Ma in quella croce il Signore svela fin dove giunge il suo amore per noi e per tutti. Davvero è senza limite alcuno: è un amore che chiede di amare i nemici, di pregare per i persecutori, di dare la propria vita per tutti. Quella morte per amore squarciò in due il velo del tempio, fece tremare la terra e spezzare le rocce e rotolò molte pietre dai sepolcri, nota Matteo. L'amore di Gesù iniziava a trasformare il mondo, a cambiare la terra e i cuori. Il centurione romano e i soldati esclamarono: «Davvero costui era figlio di Dio!» La morte non aveva vinto: l'amore di Dio è stato più forte.
L'amore di Gesù è il dono di questi giorni. E noi che siamo tanto analfabeti di questo amore invochiamolo e accogliamolo nel nostro cuore. È questo amore che ci permette di continuare ad amare i poveri, di stare accanto ai vinti, di curare i malati, di consolare i sofferenti, di accompagnare gli anziani, di far crescere nella pace i piccoli. È con questo amore accolto nel cuore e seminato nelle nostre città che possiamo vincere il male e la morte, e affrettare la venuta del regno di Dio. È la vocazione che ci viene come ridonata perché non viviamo più per noi stessi, ma per il Signore e per comunicare il suo Vangelo nelle nostre città sino agli estremi confini della terra.

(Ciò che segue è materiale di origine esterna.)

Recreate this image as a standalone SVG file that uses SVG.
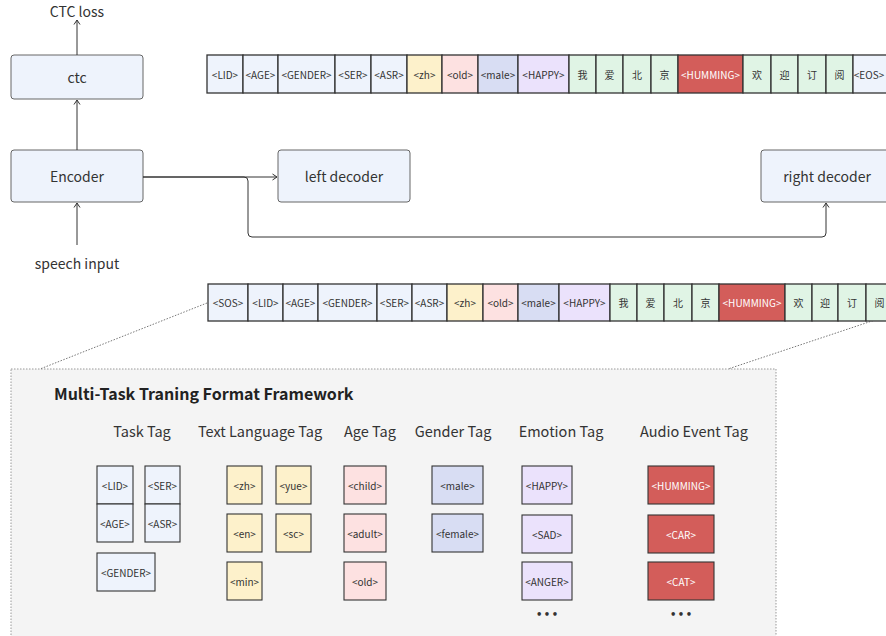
<svg xmlns="http://www.w3.org/2000/svg" width="886" height="636" viewBox="0 0 886 636">
<defs>
<marker id="arr" markerWidth="8" markerHeight="8" refX="6" refY="4" orient="auto" markerUnits="userSpaceOnUse">
<path d="M1.5,1 L6,4 L1.5,7" fill="none" stroke="#333" stroke-width="1"/>
</marker>
</defs>
<style>
text{font-family:"Noto Sans CJK SC","Noto Sans",sans-serif;fill:#333;text-anchor:middle;dominant-baseline:central}
.node rect{fill:#eef3fc;stroke:#666;stroke-width:1}
.node text{font-size:14px}
.lbl{font-size:14px}
.c rect{stroke:#333;stroke-width:1.3}
.c text{font-size:10px}
.b{fill:#eef3fc}.y{fill:#fdf1cb}.p{fill:#fde1e1}.m{fill:#d8ddf3}.u{fill:#ebe2fc}.g{fill:#e0f4e5}.r{fill:#d35d5a}
text.w{fill:#fff}
.t rect{stroke:#333;stroke-width:1.1}
.t text{font-size:10px}
.cat{font-size:14.5px}
.more{font-family:"DejaVu Sans",sans-serif;font-size:12px;font-weight:bold;letter-spacing:1.5px}
.conn path{fill:none;stroke:#333;stroke-width:1}
.dot{fill:none;stroke:#777;stroke-width:1;stroke-dasharray:1.5 1.5}
</style>
<rect x="0" y="0" width="886" height="636" fill="#fff"/>

<!-- Framework box -->
<g id="framework">
<rect x="11" y="369" width="765" height="280" fill="#f4f4f4" stroke="#999" stroke-width="1" stroke-dasharray="1.5 1.5"/>
<text x="54" y="393" style="font-size:16px;font-weight:bold;text-anchor:start;fill:#222">Multi-Task Traning Format Framework</text>
<text class="cat" x="142" y="430">Task Tag</text>
<text class="cat" x="260" y="430">Text Language Tag</text>
<text class="cat" x="370" y="430">Age Tag</text>
<text class="cat" x="453" y="430">Gender Tag</text>
<text class="cat" x="561" y="430">Emotion Tag</text>
<text class="cat" x="694" y="430">Audio Event Tag</text>
</g>

<g class="dotlines">
<path class="dot" d="M207,303 L40,369"/>
<path class="dot" d="M893,314 L728,369"/>
</g>

<!-- Nodes -->
<g id="ctc" class="node"><rect x="11" y="55" width="132" height="44" rx="3"/><text x="77" y="77">ctc</text></g>
<g id="encoder" class="node"><rect x="11" y="150" width="132" height="52" rx="3"/><text x="77" y="176">Encoder</text></g>
<g id="left-decoder" class="node"><rect x="278" y="150" width="132" height="52" rx="3"/><text x="344" y="176">left decoder</text></g>
<g id="right-decoder" class="node"><rect x="761" y="150" width="132" height="52" rx="3"/><text x="827" y="176">right decoder</text></g>
<g id="ctc-loss"><text class="lbl" x="77" y="11">CTC loss</text></g>
<g id="speech-input"><text class="lbl" x="77" y="263">speech input</text></g>

<!-- Connectors -->
<g id="connectors" class="conn">
<path d="M77,55 V20" marker-end="url(#arr)"/>
<path d="M77,150 V100" marker-end="url(#arr)"/>
<path d="M77,245 V203" marker-end="url(#arr)"/>
<path d="M143,177 H277" marker-end="url(#arr)"/>
<path d="M143,177 H244 Q248,177 248,181 V233 Q248,237 252,237 H822 Q826,237 826,233 V203" marker-end="url(#arr)"/>
</g>

<!-- Top token row -->
<g id="target-row" class="c">
<rect class="b" x="207" y="55" width="36" height="38"/><text x="225" y="74">&lt;LID&gt;</text>
<rect class="b" x="243" y="55" width="35" height="38"/><text x="260.5" y="74">&lt;AGE&gt;</text>
<rect class="b" x="278" y="55" width="57" height="38"/><text x="306.5" y="74">&lt;GENDER&gt;</text>
<rect class="b" x="335" y="55" width="36" height="38"/><text x="353" y="74">&lt;SER&gt;</text>
<rect class="b" x="371" y="55" width="36" height="38"/><text x="389" y="74">&lt;ASR&gt;</text>
<rect class="y" x="407" y="55" width="35" height="38"/><text x="424.5" y="74">&lt;zh&gt;</text>
<rect class="p" x="442" y="55" width="36" height="38"/><text x="460" y="74">&lt;old&gt;</text>
<rect class="m" x="478" y="55" width="40" height="38"/><text x="498" y="74">&lt;male&gt;</text>
<rect class="u" x="518" y="55" width="51" height="38"/><text x="543.5" y="74">&lt;HAPPY&gt;</text>
<rect class="g" x="569" y="55" width="27" height="38"/><text x="582.5" y="74">我</text>
<rect class="g" x="596" y="55" width="27" height="38"/><text x="609.5" y="74">爱</text>
<rect class="g" x="623" y="55" width="28" height="38"/><text x="637" y="74">北</text>
<rect class="g" x="651" y="55" width="27" height="38"/><text x="664.5" y="74">京</text>
<rect class="r" x="678" y="55" width="65" height="38"/><text class="w" x="710.5" y="74">&lt;HUMMING&gt;</text>
<rect class="g" x="743" y="55" width="28" height="38"/><text x="757" y="74">欢</text>
<rect class="g" x="771" y="55" width="27" height="38"/><text x="784.5" y="74">迎</text>
<rect class="g" x="798" y="55" width="28" height="38"/><text x="812" y="74">订</text>
<rect class="g" x="826" y="55" width="27" height="38"/><text x="839.5" y="74">阅</text>
<rect class="b" x="853" y="55" width="40" height="38"/><text x="869" y="74">&lt;EOS&gt;</text>
</g>

<!-- Bottom token row -->
<g id="input-row" class="c">
<rect class="b" x="208" y="284" width="40" height="37"/><text x="228" y="302.5">&lt;SOS&gt;</text>
<rect class="b" x="248" y="284" width="35" height="37"/><text x="265.5" y="302.5">&lt;LID&gt;</text>
<rect class="b" x="283" y="284" width="35" height="37"/><text x="300.5" y="302.5">&lt;AGE&gt;</text>
<rect class="b" x="318" y="284" width="59" height="37"/><text x="347.5" y="302.5">&lt;GENDER&gt;</text>
<rect class="b" x="377" y="284" width="35" height="37"/><text x="394.5" y="302.5">&lt;SER&gt;</text>
<rect class="b" x="412" y="284" width="35" height="37"/><text x="429.5" y="302.5">&lt;ASR&gt;</text>
<rect class="y" x="447" y="284" width="36" height="37"/><text x="465" y="302.5">&lt;zh&gt;</text>
<rect class="p" x="483" y="284" width="35" height="37"/><text x="500.5" y="302.5">&lt;old&gt;</text>
<rect class="m" x="518" y="284" width="41" height="37"/><text x="538.5" y="302.5">&lt;male&gt;</text>
<rect class="u" x="559" y="284" width="51" height="37"/><text x="584.5" y="302.5">&lt;HAPPY&gt;</text>
<rect class="g" x="610" y="284" width="27" height="37"/><text x="623.5" y="302.5">我</text>
<rect class="g" x="637" y="284" width="27" height="37"/><text x="650.5" y="302.5">爱</text>
<rect class="g" x="664" y="284" width="28" height="37"/><text x="678" y="302.5">北</text>
<rect class="g" x="692" y="284" width="27" height="37"/><text x="705.5" y="302.5">京</text>
<rect class="r" x="719" y="284" width="66" height="37"/><text class="w" x="752" y="302.5">&lt;HUMMING&gt;</text>
<rect class="g" x="785" y="284" width="27" height="37"/><text x="798.5" y="302.5">欢</text>
<rect class="g" x="812" y="284" width="26" height="37"/><text x="825" y="302.5">迎</text>
<rect class="g" x="838" y="284" width="28" height="37"/><text x="852" y="302.5">订</text>
<rect class="g" x="866" y="284" width="27" height="37"/><text x="879.5" y="302.5">阅</text>
</g>

<!-- Tag groups -->
<g id="task-tags" class="t">
<rect class="b" x="97" y="466" width="36" height="38"/><text x="115" y="485">&lt;LID&gt;</text>
<rect class="b" x="145" y="466" width="35" height="38"/><text x="162.5" y="485">&lt;SER&gt;</text>
<rect class="b" x="97" y="504" width="36" height="38"/><text x="115" y="523">&lt;AGE&gt;</text>
<rect class="b" x="145" y="504" width="35" height="38"/><text x="162.5" y="523">&lt;ASR&gt;</text>
<rect class="b" x="97" y="553" width="58" height="38"/><text x="126" y="572">&lt;GENDER&gt;</text>
</g>
<g id="language-tags" class="t">
<rect class="y" x="227" y="466" width="35" height="38"/><text x="244.5" y="485">&lt;zh&gt;</text>
<rect class="y" x="276" y="466" width="35" height="38"/><text x="293.5" y="485">&lt;yue&gt;</text>
<rect class="y" x="227" y="514" width="35" height="38"/><text x="244.5" y="533">&lt;en&gt;</text>
<rect class="y" x="276" y="514" width="35" height="38"/><text x="293.5" y="533">&lt;sc&gt;</text>
<rect class="y" x="227" y="562" width="35" height="38"/><text x="244.5" y="581">&lt;min&gt;</text>
</g>
<g id="age-tags" class="t">
<rect class="p" x="344" y="466" width="42" height="38"/><text x="365" y="485">&lt;child&gt;</text>
<rect class="p" x="344" y="514" width="42" height="38"/><text x="365" y="533">&lt;adult&gt;</text>
<rect class="p" x="344" y="562" width="42" height="38"/><text x="365" y="581">&lt;old&gt;</text>
</g>
<g id="gender-tags" class="t">
<rect class="m" x="432" y="466" width="51" height="38"/><text x="457.5" y="485">&lt;male&gt;</text>
<rect class="m" x="432" y="514" width="51" height="38"/><text x="457.5" y="533">&lt;female&gt;</text>
</g>
<g id="emotion-tags" class="t">
<rect class="u" x="522" y="466" width="50" height="38"/><text x="547" y="485">&lt;HAPPY&gt;</text>
<rect class="u" x="522" y="515" width="50" height="38"/><text x="547" y="534">&lt;SAD&gt;</text>
<rect class="u" x="522" y="562" width="50" height="38"/><text x="547" y="581">&lt;ANGER&gt;</text>
<text class="more" x="547.8" y="614">•••</text>
</g>
<g id="audio-event-tags" class="t">
<rect class="r" x="648" y="466" width="66" height="38"/><text class="w" x="681" y="485">&lt;HUMMING&gt;</text>
<rect class="r" x="648" y="515" width="66" height="38"/><text class="w" x="681" y="534">&lt;CAR&gt;</text>
<rect class="r" x="648" y="562" width="66" height="38"/><text class="w" x="681" y="581">&lt;CAT&gt;</text>
<text class="more" x="681.8" y="614">•••</text>
</g>
</svg>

Alziamo gli occhi da noi stessi e fissiamoli in quel volto buono e mite che non cessa di guardarci. Imitiamo quelle donne che a differenza dei discepoli sono rimaste accanto a lui senza mai allontanarsi. Vedremo i suoi occhi affranti dal dolore ma sempre pieni di amore e di misericordia per noi, per i poveri, per l'intera umanità. È la grazia propria di questi giorni, di questa santa settimana. Egli continuerà a guardarci, come ogni giorno fa dall'icona di questo altare, e ci toccherà il cuore.